音楽:「ロミオとジュリエット」
Romeo and Juliet

絵画:ルイ・イカール 「愛しい鳩」
Louis Icart, Wounded Dove, 1929.

2005-2006
( Sasha Cohen, Tatiana Totmianina and Maxim Marinin, Takeshi Honda, etc.)




ROMEO
Beauty too rich for use, for earth too dear!
So shows a snowy dove trooping with crows,
As yonder lady o'er her fellows shows.

          (Romeo and Juliet, Act 1. Scene 5. by William Shakespeare)

ロミオ
あの美しさはもったいなくて手も触れられぬ、
立派過ぎてこの世のものとも思えぬ!
まるで烏(からす)の群れの真ん中におりた純白な鳩だ。
仲間の女達にまじっているあの女性(ひと)の姿は。
         (ウィリアム・シェイクスピア 『ロミオとジュリエット』 第1幕第5場)



 映画音楽「ロミオとジュリエット」は、2005-2006年のシーズン、女子シングルでアメリカのサーシャ・コーエン、ペアでロシアのタチアナ・トトミアニナ&マキシム・マリニン組のフリー・スケーティング(FS)、そして今期で引退する本田武史君のショートプログラムの曲です。

 サーシャ・コーエンは怪我のため、2005年のグランプリ・シリーズはフランス大会のみに出場し、浅田真央ちゃんに続いて2位になりました。
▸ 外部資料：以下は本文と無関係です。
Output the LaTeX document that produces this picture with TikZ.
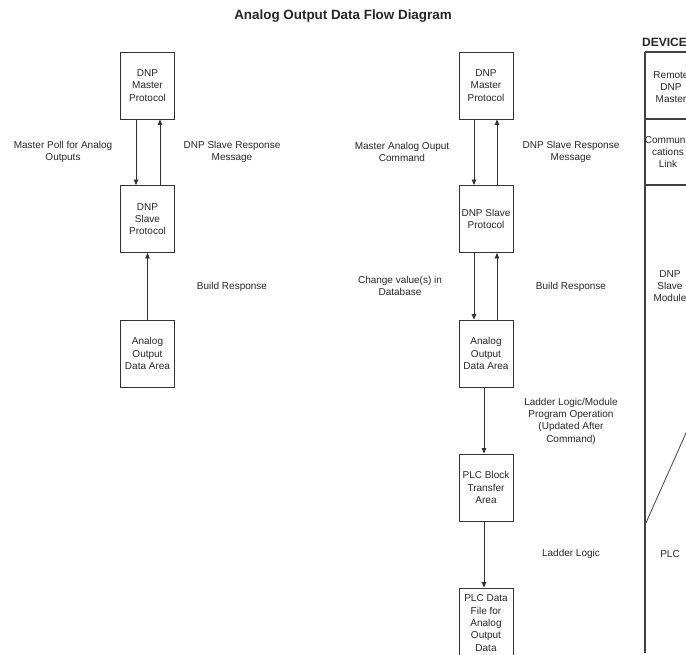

そして翌年オリンピック直前の全米選手権では199.18という脅威の点数で優勝しました。
 可憐で愛くるしく、柔らかなバレエ的な演技は、とても惹かれます。

 そしてトトミアニナ&マリニン組。
 2005年12月に日本で行われたグランプリ・ファイナルで優勝し、トリノ・オリンピックで一番金メダルに近いペアです。
 このグランプリ・ファイナルで、初めてこの二人を生で見ましたが、テレビで見るよりも、はるかに格好よくて驚きました。
 特に男性のマリニン。
 すらっと長身で、彫りが深く、双眼鏡でじっくり観察したところ(笑)、ちょっぴりオーランド・ブルームに似ているような気がしました。
 ロミオの演技もとても優雅で、そこはかとなく漂う色気。
 ボリショイ・バレエ団のプリンシパルで、背が高く優雅なアンドレイ・ウヴァーロフを思い出しました。
 このペアは、可憐なコーエンとは違い、やや大人っぽいロミジュリです。あまりに素敵だったので、FSではスタンディングオベーションしました。
 グランプリ・シリーズはフランス大会とロシア大会に出て、いずれも優勝しています。